A lot of ideas that make sense on paper (especially regarding teacher pay and teacher training) rest on being able to accurately (and fairly) evaluate teachers. This leads to two major questions: who should evaluate teachers and how should they do it?
The how is a more complicated question than I care to address right now, but I've frequently thought about the who last couple years, particularly given the problems I noticed with evaluations while I was teaching. The issue also came up in my last class -- where it was essentially batted around by a lot of former teachers. Based on previous thoughts, current practice, and recent discussion, these seem to be the options:
-An Administrative Supervisor (e.g. Principal or Asst. Principal)
-A Non-Administrative Supervisor (e.g. Dept. Chair)
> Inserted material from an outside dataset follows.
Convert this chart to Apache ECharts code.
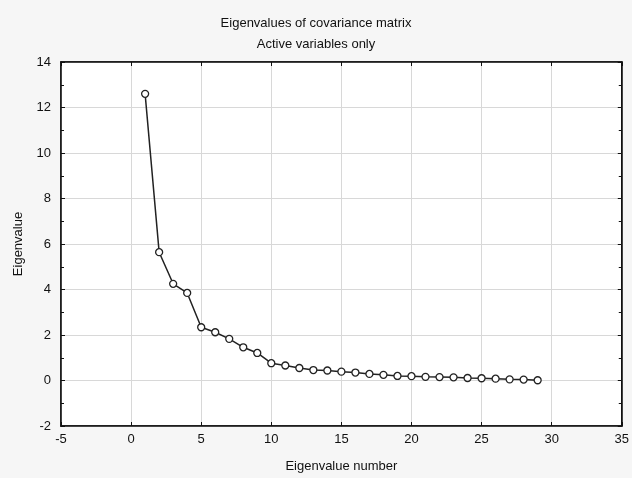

-An Outside Expert (like in Martinique)
-A Mentor or Coach
-Some combination of the above
If you're a teacher (especially if there's a lot riding on the evaluation), you want to be evaluated by somebody who:
1.) Is an expert
2.) Knows you/your teaching well
3.) You can trust to be fair and impartial
The problem is that none of the options (save possibly the last one) meet all three of these criteria.
Administrative supervisors might meet all or none of these criteria depending on the situation. For example: a former English teacher who becomes a principal would not likely be an expert in teaching physics (and vice-versa). Whether your principal knows you well or is trustworthy depends on the circumstances.
I don't think there are many non-administrative supervisors. How many department chairs really count as supervisors? I'm sure exceptions exist, but the question then becomes what responsibilities these people have other than evaluating and if any of these are conflicts of interest.
I'm also not sure that I've ever heard of teachers bearing responsibility for evaluating other teachers (other than faculty making tenure decisions). I think there's some merit to this idea, but the largest problem is that it could negatively affect teacher communities, or at least make them artificial (e.g. people only say good things about themselves).
The outside expert could be both knowledgeable and impartial, but how well will they actually know the teacher?
The mentor or coach may best know your abilities, can they really be an effective source of guidance if they're also in charge of evaluating somebody (e.g. why would somebody come to them with their problems?).
Do we pick what we think is the best of these options, come up with something else, or combine these? Why not have an evaluation committee made up of some people from all walks of life? Imagine a committee made up of some teachers, administrators, and experts who were in charge of evaluating a number of teachers. Would this work? Would this be too cumbersome? Would it be worth it?